Quand l’illustre Charles Perrault voit l’un de ses contes pour enfants remis au goût du jour par la non moins célèbre Amélie Nothomb, cela donne Riquet à la houppe, un roman aussi drôle que fantaisiste.
Il était une fois Déodat, fils d’Enide et d’Honorat, et son antithèse, la jeune Trémière, fille de Rose et de Lierre… Alors que le premier se distingue dès l’enfance par sa profonde laideur et son esprit des plus brillants, la seconde ne fera, par son incroyable beauté et sa grande bêtise, qu’alimenter haine et moqueries sitôt sa première immersion dans le monde. Tout semble ainsi les opposer, si ce n’est le subtil mélange d’attraction et d’aversion qu’ils suscitent chez tout un chacun. Mais c’est surtout une intangible soif de contemplation qui les liera au-delà de leurs dissemblances. Par ce court roman, l’auteure nous invite à suivre les parcours de ces deux « monstres humains » jusqu’à l’inéluctable rencontre amoureuse.
« L’art a une tendance naturelle à privilégier l’extraordinaire.»
À travers cette transposition contemporaine du conte éponyme de Perrault, Amélie Nothomb passe au crible la nature humaine face à la force des apparences. Sur fond de fluidité érudite, cette histoire, qui n’est pas sans rappeler La belle et la bête, mène la vie dure à nombre de préjugés. Ses personnages, aussi caricaturaux qu’ils s’avéreront complémentaires, feront naître autant de clairvoyance dans l’idiotie qu’un irrésistible charme chez le plus hideux d’entre tous. À l’image du conte dont il est issu, Riquet à la houppe nous propose plusieurs degrés de lecture, du plus simple au plus profond. On ne pourra, en outre, qu’apprécier l’humour et la légèreté avec lesquels l’auteure belge nous parle d’Extraordinaire et de Rejet.

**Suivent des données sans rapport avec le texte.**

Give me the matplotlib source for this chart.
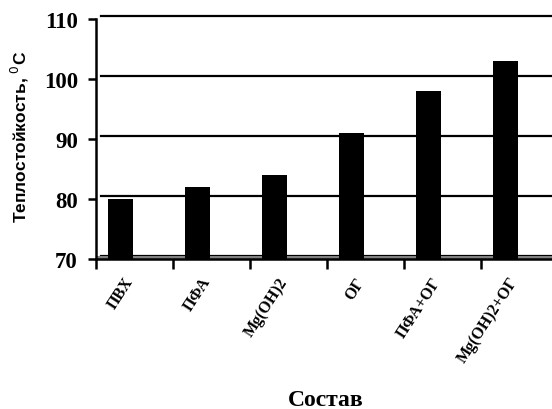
import matplotlib
matplotlib.use("Agg")
import matplotlib.pyplot as plt
import matplotlib.transforms as mtransforms
import numpy as np

categories = ["ПВХ", "ПФА", "Mg(OH)2", "ОГ", "ПФА+ОГ", "Mg(OH)2+ОГ"]
values = [80, 82, 84, 91, 98, 103]
yticks = [70, 80, 90, 100, 110]

fig = plt.figure(figsize=(5.52, 4.10), dpi=100)
ax = fig.add_axes([0.174, 0.366, 0.837, 0.585])

x = np.arange(len(categories))
bar_x = x - 0.18
ax.set_xlim(-0.5, len(categories) - 0.5)
ax.set_ylim(70, 110)

# back-wall gridlines, shifted like the 3D depth in the original
shift = mtransforms.ScaledTranslation(5 / 100, 3 / 100, fig.dpi_scale_trans)
for v in yticks:
    ax.plot([0, 1], [v, v], color="black", lw=1.6,
            transform=ax.get_yaxis_transform() + shift, zorder=1, clip_on=False)
# floor
ax.axhspan(70, 70.55, color="#808080", zorder=1.5, lw=0)

ax.bar(bar_x, [v - 70 for v in values], bottom=70, width=0.33, color="black",
       zorder=3)

for s in ("top", "right"):
    ax.spines[s].set_visible(False)
ax.spines["left"].set_linewidth(1.8)
ax.spines["bottom"].set_linewidth(1.8)

ax.set_yticks(yticks)
ax.set_yticklabels([str(v) for v in yticks], fontfamily="Liberation Serif",
                   fontweight="bold", fontsize=16.5)
ax.tick_params(axis="y", length=6, width=1.8, pad=7)

ax.set_xticks(bar_x + 0.12)
ax.set_xticklabels(categories, rotation=57, ha="right", va="center",
                   rotation_mode="anchor", fontfamily="Liberation Serif",
                   fontweight="bold", fontsize=11.5)
ax.tick_params(axis="x", which="major", length=0, pad=14)
ax.set_xticks(np.arange(-0.5, len(categories)), minor=True)
ax.tick_params(axis="x", which="minor", length=7, width=1.8)

fig.text(0.036, 0.665, "Теплостойкость, $^{0}$C", rotation=90, ha="center",
         va="center", fontfamily="Liberation Sans", fontweight="bold", fontsize=12.5)
fig.text(0.591, 0.022, "Состав", ha="center", va="center",
         fontfamily="Liberation Serif", fontweight="bold", fontsize=17)

fig.savefig("out.png", dpi=100)
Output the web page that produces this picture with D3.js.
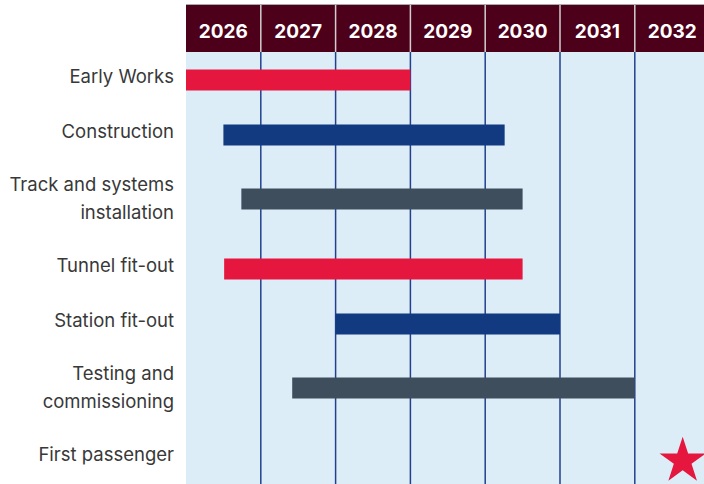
<!DOCTYPE html>
<html>
<head>
<meta charset="utf-8">
<script src="https://cdn.jsdelivr.net/npm/d3@7"></script>
<style>
  body { margin: 0; background: #fff; }
  svg { display: block; }
  .task-label { font-family: Inter, "Noto Sans", sans-serif; font-size: 18.5px; font-weight: 400; fill: #383838; }
  .year-label { font-family: Inter, "Liberation Sans", sans-serif; font-size: 19px; font-weight: 700; fill: #fff; }
</style>
</head>
<body>
<div class="chart-container"></div>
<script>
var width = 704, height = 484,
    margin = {top: 5, left: 186};

// data
var years = [2026, 2027, 2028, 2029, 2030, 2031, 2032];
var tasks = ["Early Works", "Construction", "Track and systems installation", "Tunnel fit-out",
             "Station fit-out", "Testing and commissioning", "First passenger"];
var labelLines = [["Early Works"], ["Construction"], ["Track and systems", "installation"], ["Tunnel fit-out"],
                  ["Station fit-out"], ["Testing and", "commissioning"], ["First passenger"]];
var starts = [2026.0, 2026.5, 2026.74, 2026.51, 2028.0, 2027.42, null];
var ends   = [2029.0, 2030.26, 2030.5, 2030.5, 2031.0, 2032.0, null];
var milestone = 2032.64;  // first passenger
var barColors = ["#e5173f", "#123a80", "#3e4e5d", "#e5173f", "#123a80", "#3e4e5d"];

var headerH = 47;
var lineH = 28;

var svg = d3.select('.chart-container')
    .append('svg')
    .attr('width', width)
    .attr('height', height);

var x = d3.scaleLinear()
    .domain([2026, 2033])
    .range([margin.left, margin.left + 7 * 74.8]);

var bodyTop = margin.top + headerH;

// row layout: single line rows 55px, two line rows a bit taller
var rows = [];
var rowTop = 48.5;
labelLines.forEach(function(lines, i) {
    var h = 55 + (lines.length - 1) * 24;
    rows.push({task: tasks[i], lines: lines, center: rowTop + h / 2, start: starts[i], end: ends[i], color: barColors[i]});
    rowTop += h;
});

// body background
svg.append('rect')
    .attr('x', x(2026))
    .attr('y', bodyTop)
    .attr('width', width - x(2026))
    .attr('height', height - bodyTop)
    .attr('fill', '#ddedf8');

// header
svg.append('rect')
    .attr('x', x(2026))
    .attr('y', margin.top)
    .attr('width', width - x(2026))
    .attr('height', headerH)
    .attr('fill', '#4d0019');
svg.append('line')
    .attr('x1', x(2026)).attr('x2', width)
    .attr('y1', margin.top - 0.5).attr('y2', margin.top - 0.5)
    .attr('stroke', '#aaa')
    .attr('stroke-width', 1);

svg.selectAll('.head-sep')
    .data(years.slice(1))
    .join('line')
    .attr('class', 'head-sep')
    .attr('x1', d => x(d)).attr('x2', d => x(d))
    .attr('y1', margin.top).attr('y2', bodyTop)
    .attr('stroke', '#cfcfcf')
    .attr('stroke-width', 1.5);

svg.selectAll('.year-label')
    .data(years)
    .join('text')
    .attr('class', 'year-label')
    .attr('x', d => (x(d) + x(d + 1)) / 2)
    .attr('y', 38)
    .attr('text-anchor', 'middle')
    .text(d => d);

// grid
svg.selectAll('.grid')
    .data(years.slice(1))
    .join('line')
    .attr('class', 'grid')
    .attr('x1', d => x(d)).attr('x2', d => x(d))
    .attr('y1', bodyTop).attr('y2', height)
    .attr('stroke', '#21408e')
    .attr('stroke-width', 1.5);

// labels
var labels = svg.selectAll('.task-label')
    .data(rows)
    .join('text')
    .attr('class', 'task-label')
    .attr('text-anchor', 'end')
    .attr('transform', d => `translate(${x(2026) - 12}, ${d.center - (d.lines.length - 1) * lineH / 2 + 7})`);
labels.selectAll('tspan')
    .data(d => d.lines)
    .join('tspan')
    .attr('x', 0)
    .attr('y', (d, i) => i * lineH)
    .text(d => d);

// bars
var barH = 21;
svg.selectAll('.bar')
    .data(rows.filter(d => d.start != null))
    .join('rect')
    .attr('class', 'bar')
    .attr('x', d => x(d.start))
    .attr('y', d => d.center + (d.lines.length > 1 ? 1 : 4) - barH / 2)
    .attr('width', d => x(d.end) - x(d.start))
    .attr('height', barH)
    .attr('fill', d => d.color);

// milestone star
var last = rows[rows.length - 1];
svg.append('path')
    .attr('d', d3.symbol().type(d3.symbolStar).size(665)())
    .attr('transform', `translate(${x(milestone)}, ${last.center + 7})`)
    .attr('fill', '#e5173f');
</script>
</body>
</html>
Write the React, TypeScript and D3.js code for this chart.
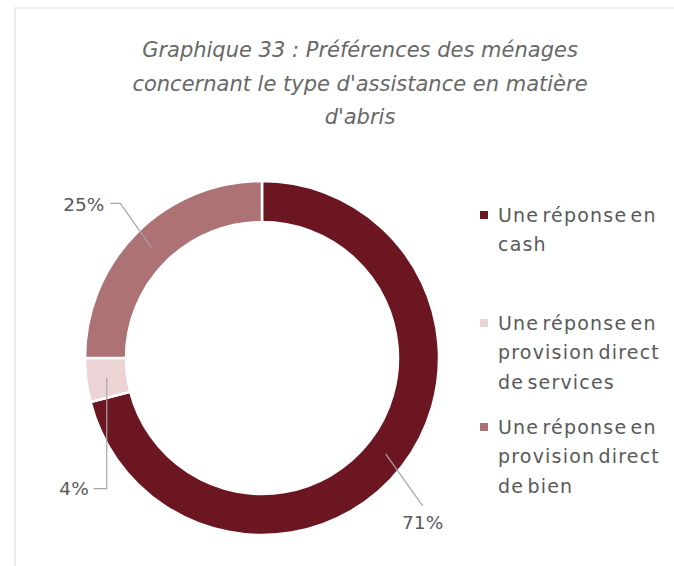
import React from "react";
import * as d3 from "d3";

// Graphique 33 : préférences des ménages, assistance en matière d'abris
const categories = [
  "Une réponse en cash",
  "Une réponse en provision direct de services",
  "Une réponse en provision direct de bien",
];
const shares = [71, 4, 25];
const legendLines = [
  ["Une réponse en", "cash"],
  ["Une réponse en", "provision direct", "de services"],
  ["Une réponse en", "provision direct", "de bien"],
];
const titleLines = [
  "Graphique 33 : Préférences des ménages",
  "concernant le type d'assistance en matière",
  "d'abris",
];
const colors = ["#6b1620", "#ecd4d5", "#ad7273"];

const W = 674;
const H = 566;
const cx = 262;
const cy = 358;
const outerR = 177;
const innerR = 136;
const textColor = "#595959";
const font = "'DejaVu Sans', sans-serif";

export default function App() {
  const pie = d3
    .pie<number>()
    .sort(null)
    .value((d) => d)
    .startAngle(0)
    .endAngle(2 * Math.PI);
  const arcs = pie(shares);
  const arc = d3
    .arc<d3.PieArcDatum<number>>()
    .innerRadius(innerR)
    .outerRadius(outerR);

  const pct = d3.format(".0%");

  // leader lines: from the ring's centroid to the label, Excel style
  const leader = (i: number, c: [number, number]) => {
    const [x, y] = [c[0] + cx, c[1] + cy];
    if (i === 0) {
      return { pts: [[x, y], [x + 37, y + 52]], tx: x + 37, ty: y + 69, anchor: "middle" };
    }
    if (i === 1) {
      return { pts: [[x, y], [x, y + 111], [x - 13, y + 111]], tx: x - 18, ty: y + 111, anchor: "end" };
    }
    return { pts: [[x, y], [x - 31, y - 44], [x - 41, y - 44]], tx: x - 47, ty: y - 43, anchor: "end" };
  };

  const legendStarts = [215, 323, 427];
  const lineH = 29.5;

  return (
    <svg
      width={W}
      height={H}
      style={{ position: "absolute", left: 0, top: 0, background: "#fff" }}
    >
      <rect x={15} y={8} width={W} height={H} fill="#fff" stroke="#eeeeee" strokeWidth={2} />
      <g fontFamily={font} fontStyle="italic" fontSize={21} fill="#686868" textAnchor="middle">
        {titleLines.map((t, i) => (
          <text key={i} x={360} y={50 + i * 33.5} dy="0.35em">
            {t}
          </text>
        ))}
      </g>
      <g>
        {arcs.map((a, i) => (
          <path
            key={categories[i]}
            d={arc(a) || ""}
            transform={`translate(${cx},${cy})`}
            fill={colors[i]}
            stroke="#fff"
            strokeWidth={2.5}
          />
        ))}
      </g>
      <g fontFamily={font} fontSize={18.5} fill={textColor}>
        {arcs.map((a, i) => {
          const l = leader(i, arc.centroid(a) as [number, number]);
          return (
            <g key={i}>
              <polyline
                points={l.pts.map((p) => p.join(",")).join(" ")}
                fill="none"
                stroke="#a6a6a6"
                strokeWidth={1.2}
              />
              <text x={l.tx} y={l.ty} dy="0.35em" textAnchor={l.anchor}>
                {pct(a.data / 100)}
              </text>
            </g>
          );
        })}
      </g>
      <g fontFamily={font} fontSize={19} fill={textColor} letterSpacing={1.2} wordSpacing={-4}>
        {legendLines.map((lines, i) => (
          <g key={i}>
            <rect x={480} y={legendStarts[i] - 4} width={8} height={8} fill={colors[i]} />
            {lines.map((t, j) => (
              <text key={j} x={498} y={legendStarts[i] + j * lineH} dy="0.35em">
                {t}
              </text>
            ))}
          </g>
        ))}
      </g>
    </svg>
  );
}
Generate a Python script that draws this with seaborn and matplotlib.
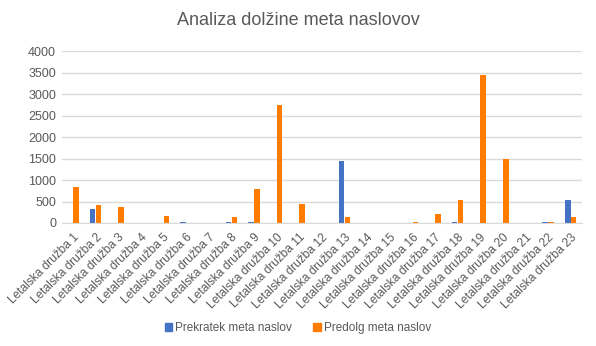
import matplotlib
matplotlib.use("Agg")
import matplotlib.pyplot as plt
import seaborn as sns
import pandas as pd
from matplotlib.patches import Patch

categories = [f"Letalska družba {i}" for i in range(1, 24)]
prekratek = [0, 330, 0, 0, 0, 25, 0, 25, 25, 0, 0, 0, 1450, 0, 0, 0, 0, 25, 0, 0, 0, 25, 540]
predolg = [840, 420, 370, 0, 160, 0, 0, 140, 790, 2750, 440, 0, 140, 0, 0, 25, 210, 540, 3440, 1490, 0, 25, 140]
series_names = ["Prekratek meta naslov", "Predolg meta naslov"]
yticks = [0, 500, 1000, 1500, 2000, 2500, 3000, 3500, 4000]

df = pd.DataFrame({
    "cat": categories * 2,
    "val": prekratek + predolg,
    "series": [series_names[0]] * 23 + [series_names[1]] * 23,
})

sns.set_style("white")
plt.rcParams["font.family"] = ["Liberation Sans", "DejaVu Sans"]
colors = ["#4472C4", "#FF7C00"]
grey = "#595959"

fig = plt.figure(figsize=(5.96, 3.46), dpi=100)
ax = fig.add_axes([0.1035, 0.3555, 0.873, 0.497])
sns.barplot(data=df, x="cat", y="val", hue="series", palette=colors,
            width=0.52, gap=0.06, ax=ax, legend=False, saturation=1,
            linewidth=0)
ax.set_xlim(-0.5, 22.5)
ax.set_ylim(0, 4000)
ax.set_yticks(yticks)
ax.set_yticklabels([str(t) for t in yticks], color=grey, fontsize=9)
ax.set_xticks(range(23))
ax.set_xticklabels(categories, rotation=45, ha="right", rotation_mode="anchor",
                   color=grey, fontsize=8.6)
ax.tick_params(axis="x", length=0, pad=6)
ax.tick_params(axis="y", length=0, pad=4)
ax.grid(axis="y", color="#D9D9D9", linewidth=1)
ax.set_axisbelow(True)
for s in ["top", "right", "left"]:
    ax.spines[s].set_visible(False)
ax.spines["bottom"].set_color("#D9D9D9")
ax.set_xlabel("")
ax.set_ylabel("")
fig.text(0.5, 0.94, "Analiza dolžine meta naslovov", ha="center", va="center",
         fontsize=13, color=grey)
handles = [Patch(color=c, label=n) for c, n in zip(colors, series_names)]
fig.legend(handles=handles, loc="center", bbox_to_anchor=(0.5, 0.052), ncol=2,
           frameon=False, fontsize=8.5, handlelength=0.6, handleheight=0.6,
           handletextpad=0.3, columnspacing=1.8, labelcolor=grey)
fig.savefig("out.png", dpi=100)
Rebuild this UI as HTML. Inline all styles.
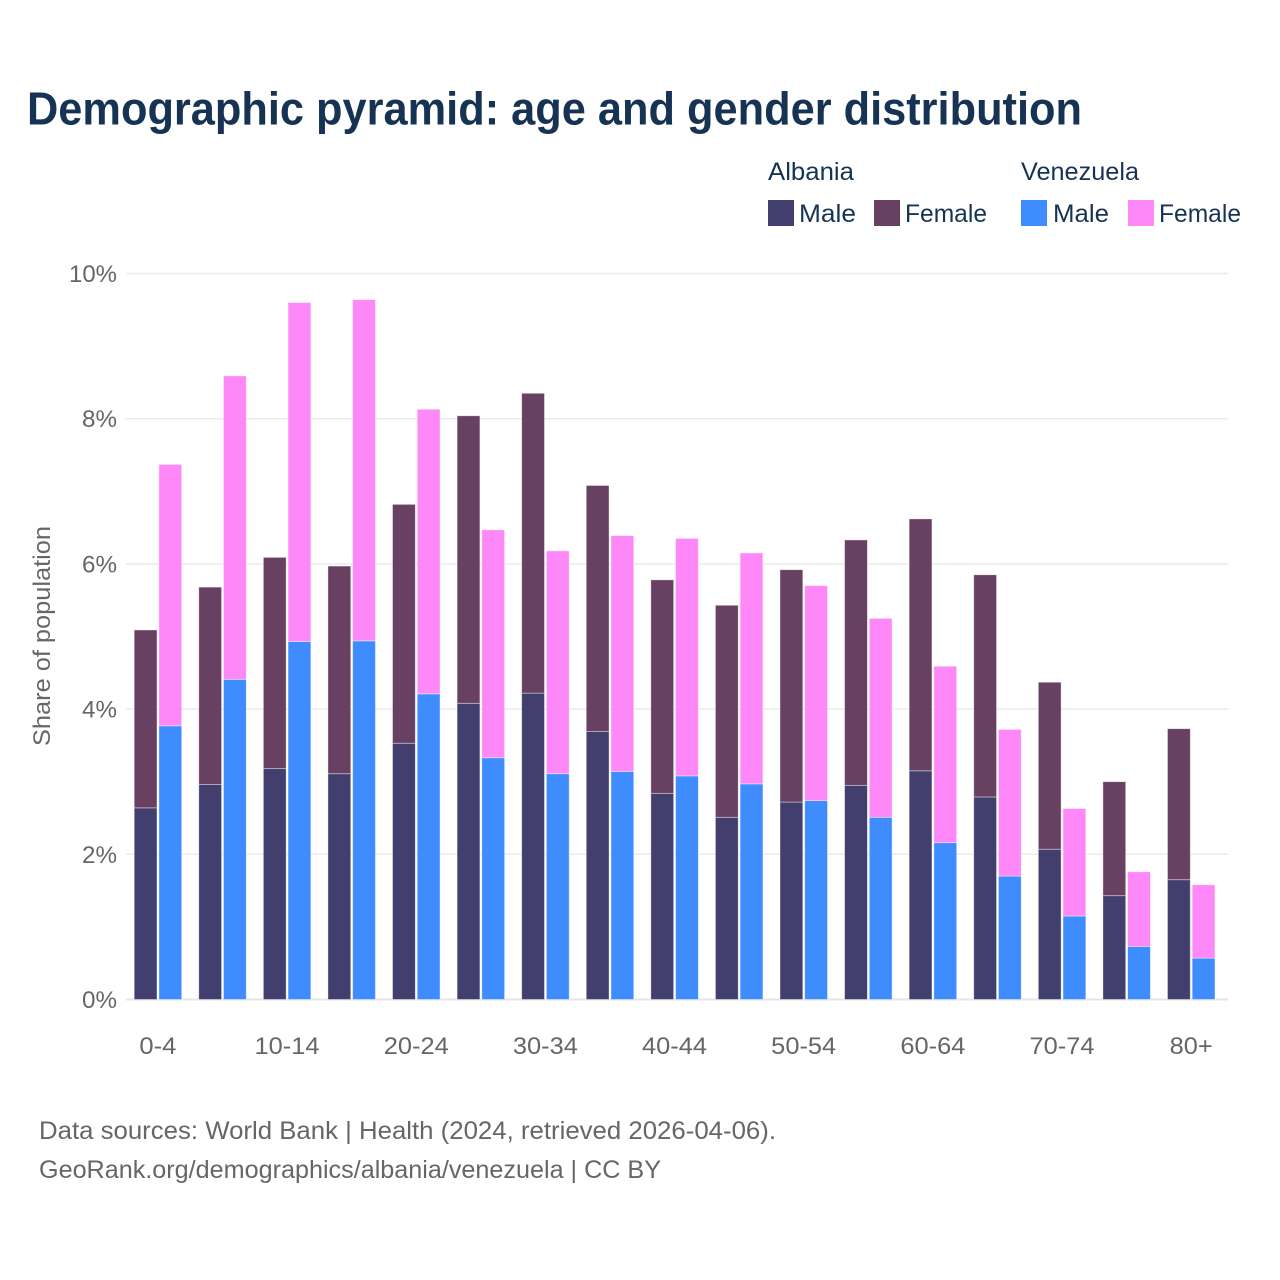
<!DOCTYPE html>
<html lang="en">
<head>
<meta charset="utf-8">
<title>Demographic pyramid: age and gender distribution</title>
<style>
html,body{margin:0;padding:0;background:#fff;width:1280px;height:1280px;overflow:hidden}
svg{display:block}
text{font-family:"Liberation Sans",sans-serif}
</style>
</head>
<body>
<svg id="chart" xmlns="http://www.w3.org/2000/svg" width="1280" height="1280" viewBox="0 0 1280 1280">
<rect x="0" y="0" width="1280" height="1280" fill="#fff"/>
<text x="27" y="124.5" font-size="46" font-weight="700" fill="#173354" textLength="1055" lengthAdjust="spacingAndGlyphs">Demographic pyramid: age and gender distribution</text>

<g font-size="25" fill="#173354">
<text x="768" y="180" textLength="86" lengthAdjust="spacingAndGlyphs">Albania</text>
<text x="1021" y="180" textLength="118" lengthAdjust="spacingAndGlyphs">Venezuela</text>
<rect x="768" y="200" width="26" height="26" fill="#423e6e"/>
<text x="799" y="222" textLength="57" lengthAdjust="spacingAndGlyphs">Male</text>
<rect x="874" y="200" width="26" height="26" fill="#674062"/>
<text x="905" y="222" textLength="82" lengthAdjust="spacingAndGlyphs">Female</text>
<rect x="1021" y="200" width="26" height="26" fill="#3f8cff"/>
<text x="1053" y="222" textLength="56" lengthAdjust="spacingAndGlyphs">Male</text>
<rect x="1128" y="200" width="26" height="26" fill="#ff88f9"/>
<text x="1159" y="222" textLength="82" lengthAdjust="spacingAndGlyphs">Female</text>
</g>

<g id="grid"></g>
<g id="yticks"></g>
<text x="0" y="0" transform="translate(50,746) rotate(-90)" font-size="24.5" fill="#666" textLength="220" lengthAdjust="spacingAndGlyphs">Share of population</text>
<g id="bars"></g>
<g id="xticks"></g>

<text x="39" y="1139" font-size="25" fill="#666" textLength="737" lengthAdjust="spacingAndGlyphs">Data sources: World Bank | Health (2024, retrieved 2026-04-06).</text>
<text x="39" y="1178" font-size="25" fill="#666" textLength="622" lengthAdjust="spacingAndGlyphs">GeoRank.org/demographics/albania/venezuela | CC BY</text>
</svg>
<script>
const categories = ['0-4','5-9','10-14','15-19','20-24','25-29','30-34','35-39','40-44','45-49','50-54','55-59','60-64','65-69','70-74','75-79','80+'];
const albaniaMale = [2.64,2.96,3.18,3.11,3.53,4.08,4.22,3.69,2.84,2.51,2.72,2.95,3.15,2.79,2.07,1.43,1.65];
const albaniaFemale = [2.45,2.72,2.91,2.86,3.29,3.96,4.13,3.39,2.94,2.92,3.20,3.38,3.47,3.06,2.30,1.57,2.08];
const venezuelaMale = [3.77,4.41,4.93,4.94,4.21,3.33,3.11,3.14,3.08,2.97,2.74,2.51,2.16,1.70,1.15,0.73,0.57];
const venezuelaFemale = [3.60,4.18,4.67,4.70,3.92,3.14,3.07,3.25,3.27,3.18,2.96,2.74,2.43,2.02,1.48,1.03,1.01];
const yTickValues = [0,2,4,6,8,10];
const yTickLabels = ['0%','2%','4%','6%','8%','10%'];
const xTickLabels = ['0-4','10-14','20-24','30-34','40-44','50-54','60-64','70-74','80+'];
const xTickCategoryIndex = [0,2,4,6,8,10,12,14,16];

const NS = 'http://www.w3.org/2000/svg';
function yScale(v){ return 999.5 - v * 72.6; }
function xCenter(i){ return 158.2 + i * 64.58; }
function make(tag, parent){
  const el = document.createElementNS(NS, tag);
  parent.appendChild(el);
  return el;
}
const gridG = document.getElementById('grid');
const yG = document.getElementById('yticks');
const xG = document.getElementById('xticks');
const barsG = document.getElementById('bars');

yTickValues.forEach(function(v, i){
  const line = make('line', gridG);
  
  
  line.setAttribute('x1', 126);
  line.setAttribute('x2', 1228);
  line.setAttribute('y1', yScale(v));
  line.setAttribute('y2', yScale(v));
  line.setAttribute('stroke', v === 0 ? '#e6e6e6' : '#ebebeb');
  line.setAttribute('stroke-width', v === 0 ? 2 : 1.5);
  const t = make('text', yG);
  
  
  t.setAttribute('x', 117);
  t.setAttribute('y', yScale(v) + 8.5);
  t.setAttribute('text-anchor', 'end');
  t.setAttribute('font-size', '24.5');
  t.setAttribute('fill', '#666');
  t.setAttribute('textLength', label_width(yTickLabels[i]));
  t.setAttribute('lengthAdjust', 'spacingAndGlyphs');
  t.textContent = yTickLabels[i];
});
function label_width(label){ return label.length === 3 ? 48 : 35; }

xTickLabels.forEach(function(label, i){
  const t = make('text', xG);
  
  
  t.setAttribute('x', xCenter(xTickCategoryIndex[i]) - 0.3);
  t.setAttribute('y', 1054);
  t.setAttribute('text-anchor', 'middle');
  t.setAttribute('font-size', '24.5');
  t.setAttribute('fill', '#666');
  t.setAttribute('textLength', label.length === 3 ? (label === '80+' ? 43 : 37) : 65);
  t.setAttribute('lengthAdjust', 'spacingAndGlyphs');
  t.textContent = label;
});

function addBar(x, base, value, fill, name){
  const r = make('rect', barsG);
  
  
  const top = yScale(base + value);
  r.setAttribute('x', x);
  r.setAttribute('y', top);
  r.setAttribute('width', 22.8);
  r.setAttribute('height', yScale(base) - top);
  r.setAttribute('fill', fill);
  r.setAttribute('stroke', '#ffffff');
  r.setAttribute('stroke-opacity', '0.5');
  r.setAttribute('stroke-width', '0.8');
}
categories.forEach(function(cat, i){
  const c = xCenter(i);
  addBar(c - 24, 0, albaniaMale[i], '#423e6e', 'bar-albania-male-' + cat);
  addBar(c - 24, albaniaMale[i], albaniaFemale[i], '#674062', 'bar-albania-female-' + cat);
  addBar(c + 0.7, 0, venezuelaMale[i], '#3f8cff', 'bar-venezuela-male-' + cat);
  addBar(c + 0.7, venezuelaMale[i], venezuelaFemale[i], '#ff88f9', 'bar-venezuela-female-' + cat);
});
</script>
</body>
</html>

Les amateurs de contes prendront plaisir à retrouver le caractère intemporel des thèmes abordés et l’heureux dénouement de cette histoire d’amour hors norme. Les fervents lecteurs d’Amélie Nothomb, quant à eux, pourront cependant regretter que ce nouveau roman s’éloigne, une fois encore, des récits aux inspirations autobiographiques auxquels elle nous avait habitués et qui nous ont irrémédiablement accrochés à sa plume depuis ses débuts.